A good debugging workflow needs a short checklist you can reuse. The point is not to prove the circuit is perfect. The point is to catch the highest-frequency errors quickly and consistently.

Structural checks

• Does the circuit diagram match the intended algorithm in plain language?
• Are control and target qubits correct?
• Are registers and measurement targets mapped correctly?
• Did compilation change the circuit in a way that affects interpretation?

State checks

• Does the ideal simulator produce the expected support over basis states?
• Are probability amplitudes and relative phases plausible?
• Do checkpoint states match expectations after major subroutines?

Measurement checks

• Is the measurement basis appropriate for the quantity being tested?
• Do shot-based counts roughly align with exact probabilities?
• Are bitstring order and endianness interpreted correctly?

Workflow checks

• Did you isolate the smallest failing example?
• Did you inspect raw outputs before post-processing?
• Can another developer rerun the same circuit with the same settings?
• Are random seeds, backend configs, and circuit versions captured?

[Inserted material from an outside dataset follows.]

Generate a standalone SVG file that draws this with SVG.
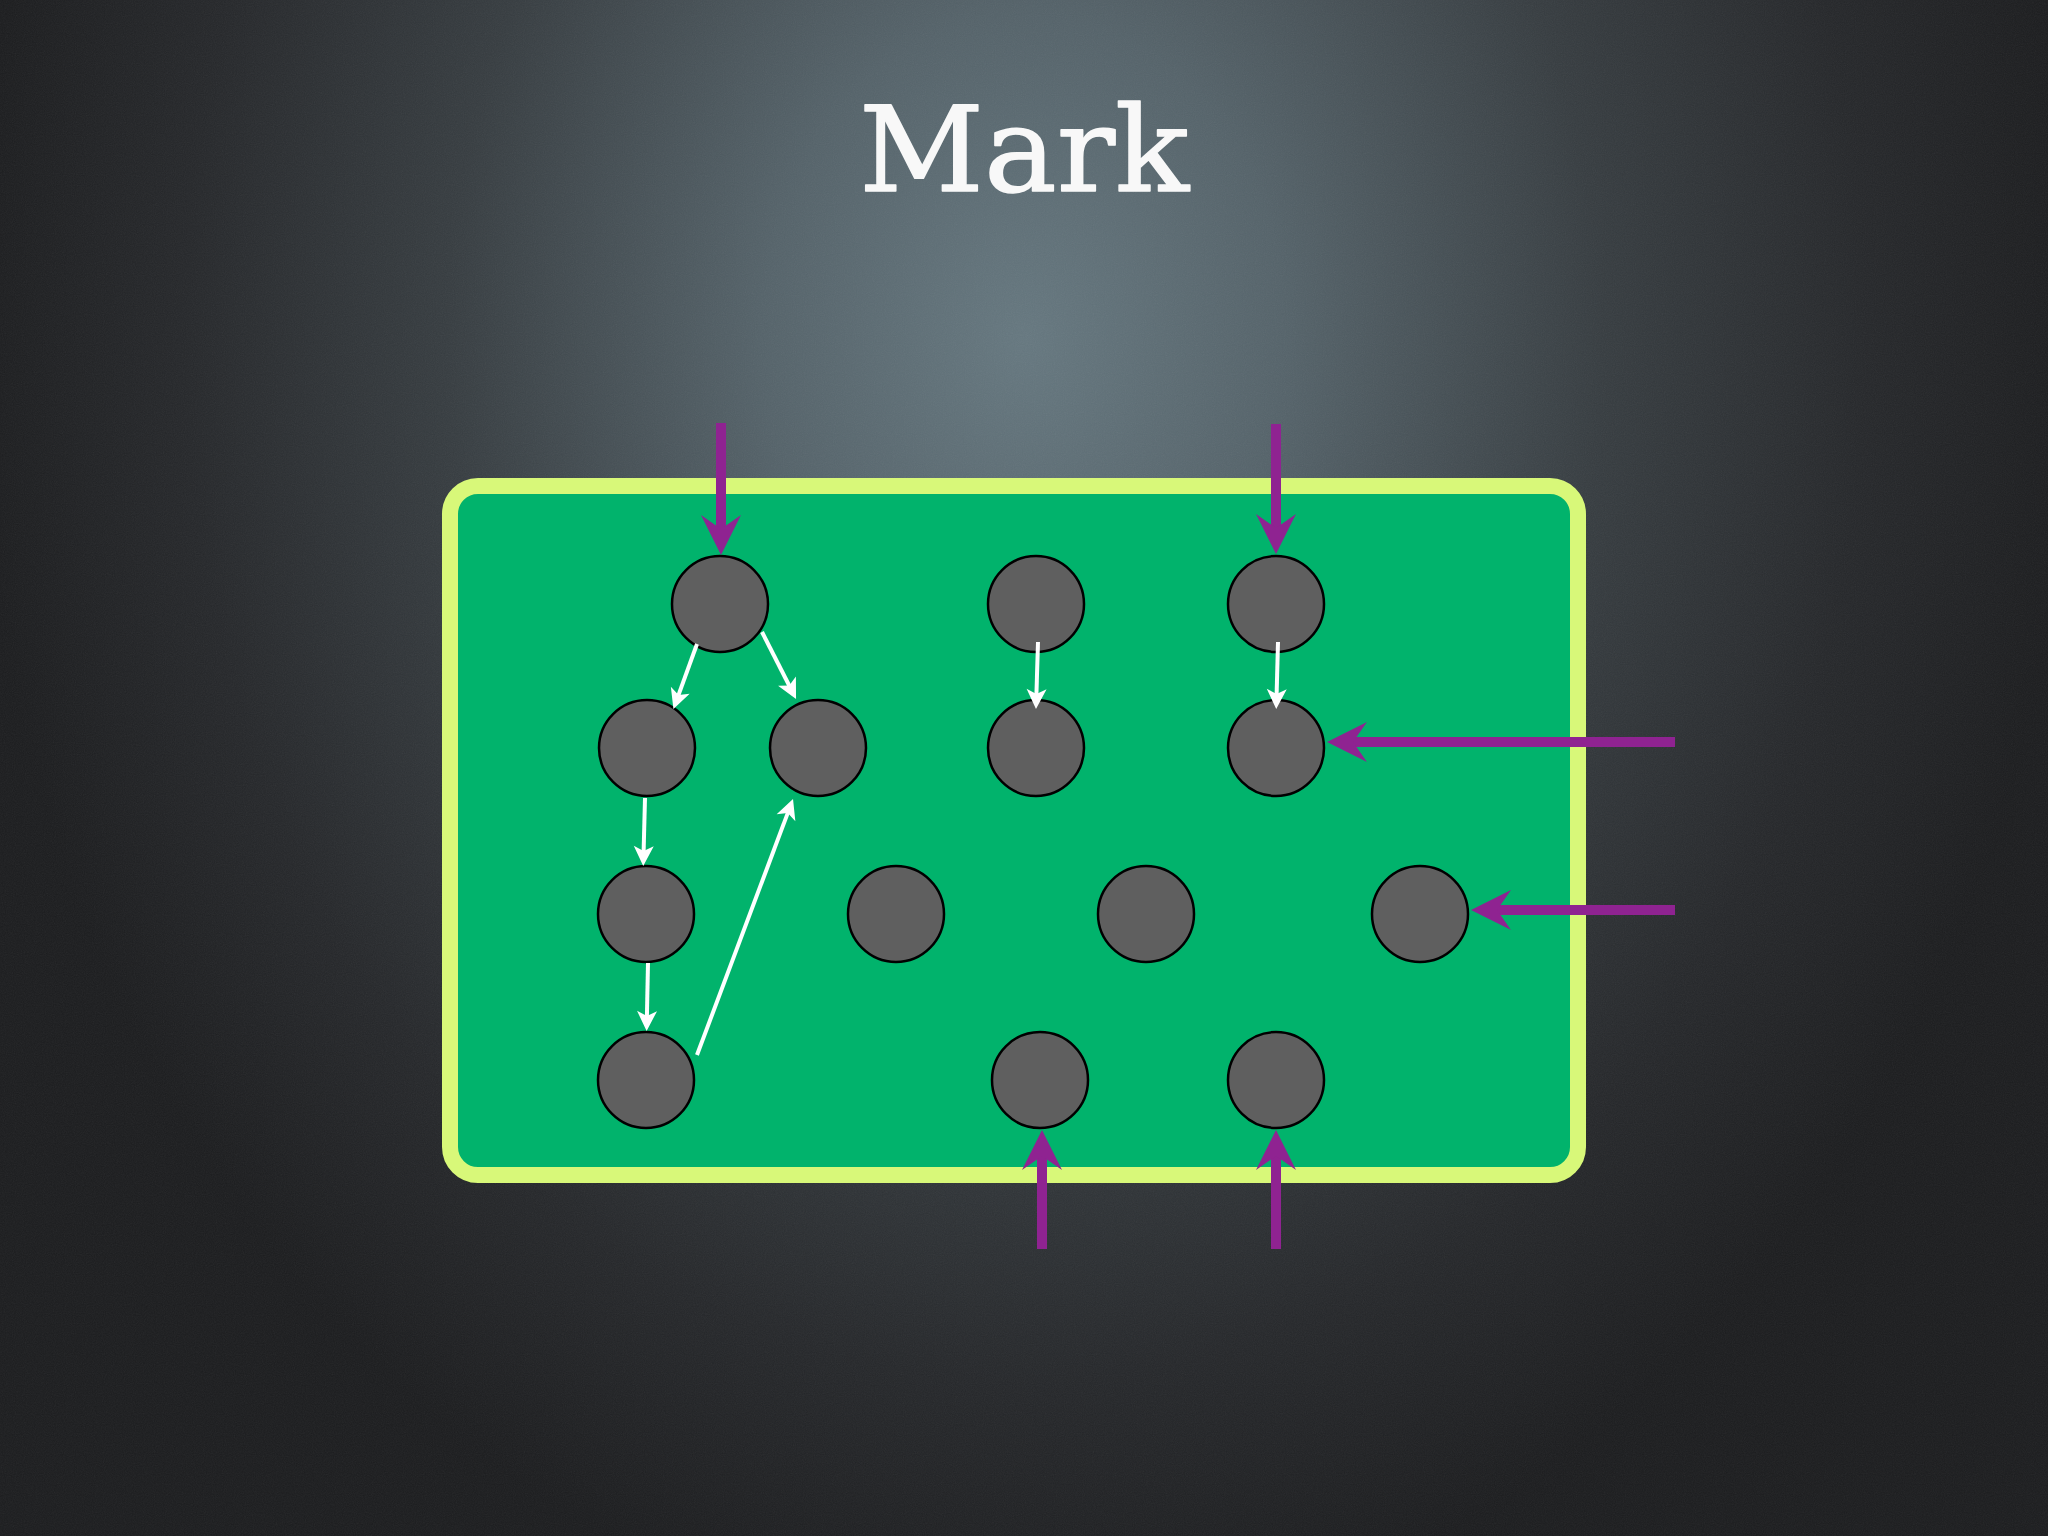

A simple but effective practice is to keep a small library of known-good test circuits: a single-qubit flip, a Hadamard superposition, a Bell pair, and one or two basis-rotation examples. If those do not behave as expected in your environment, the issue may be in the tooling, setup, or interpretation layer rather than the new circuit you are writing.

When to revisit

This workflow is evergreen because the steps stay stable even as quantum software tools evolve. Still, you should revisit and update your debugging process when your environment changes.

Revisit this topic when:

• your SDK changes circuit APIs, visualization tools, or simulator behavior
• you switch from one framework to another, such as from Qiskit to Cirq
• you move from local simulation to cloud backends
• you begin using noisy simulation or real devices
• you add hybrid optimization loops, expectation estimation, or machine learning wrappers
• your transpilation or compilation path changes significantly

The practical action plan is straightforward:

1. Create a small set of reference circuits you can run after any tooling change.
2. Record expected diagrams, ideal probabilities, and typical shot-based outputs.
3. Re-test these references whenever you upgrade SDK versions, backends, or workflow components.
4. Update your internal debugging checklist to reflect any new handoff points or changed defaults.

That gives you a durable baseline. Instead of rediscovering the same issues each time a tool changes, you maintain a lightweight test bench for quantum debugging.

If you want to broaden this into a fuller developer workflow, useful next reads include Amazon Braket vs IBM Quantum vs Azure Quantum: Developer Platform Comparison and Quantum Computing Roadmap for Beginners: What to Learn First in 2026.

The main takeaway is simple: debug quantum programs in layers. First confirm the circuit you built. Then inspect the state when simulation allows it. Then validate measurement behavior and classical parsing. Finally, add hardware realism one stage at a time. That process will remain useful long after specific SDK menus, APIs, and backend options change.